BRADES – Scientists at the Montserrat Volcano Observatory (MVO) confirmed there was a large pyroclastic flow forming event occurred at Soufriere Hills volcano on Friday afternoon around 2:49pm.
The island came to a temporary standstill as everyone took in the sight of the massive ash cloud that exploded but amazingly did not send much ash and no ballistic material into inhabited areas. Several persons remarked that they had not seen an ash cloud that broad since the early days of the volcano’s reawakening in the mid 1990s.

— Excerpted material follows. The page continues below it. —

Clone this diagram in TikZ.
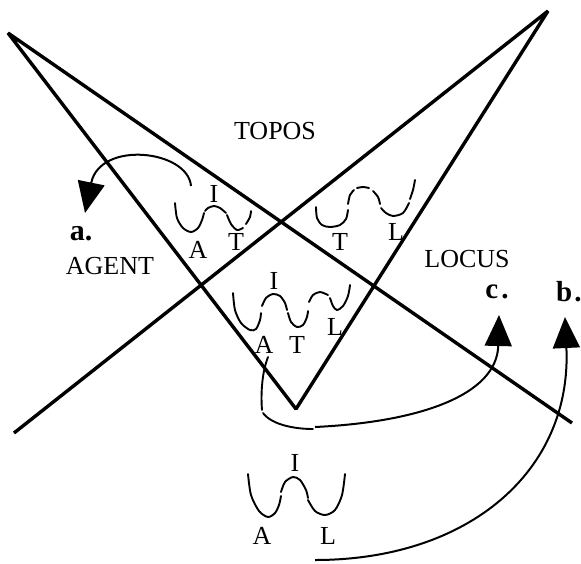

This afternoon’s event Dr. Paul Cole, MVO Director confirmed was similar to the summer 1997 explosion. “A collapsing fountain of tephra, associated with ballistic fragments, was observed at the start of the event on the northeastern side of the volcano. We do not believe that there was major collapse of the dome but significant amount of material was lost.”
Cloud cover around the top of the volcano is inhibiting visibility and scientists are not able to tell if the dome which has been growing rapidly since December has diminished considerably.
According to the MVO statement on the event, “Large pyroclastic flows moved both to the northeast, down towards the old airport, to the northwest down Tyers Ghaut, and into the Belham Valley these flows reached as far as approximately 300 m upstream of the Belham crossing. Pyroclastic flows also moved to the west towards Plymouth, although it is presently unclear whether they actually reached the sea. The event lasted about 11 minutes and seismicity returned to background levels rapidly.”
The Hazard Level is 4. There is no access to Zone C and only daytime access (6:30 am to 5:30 pm) to Zone B.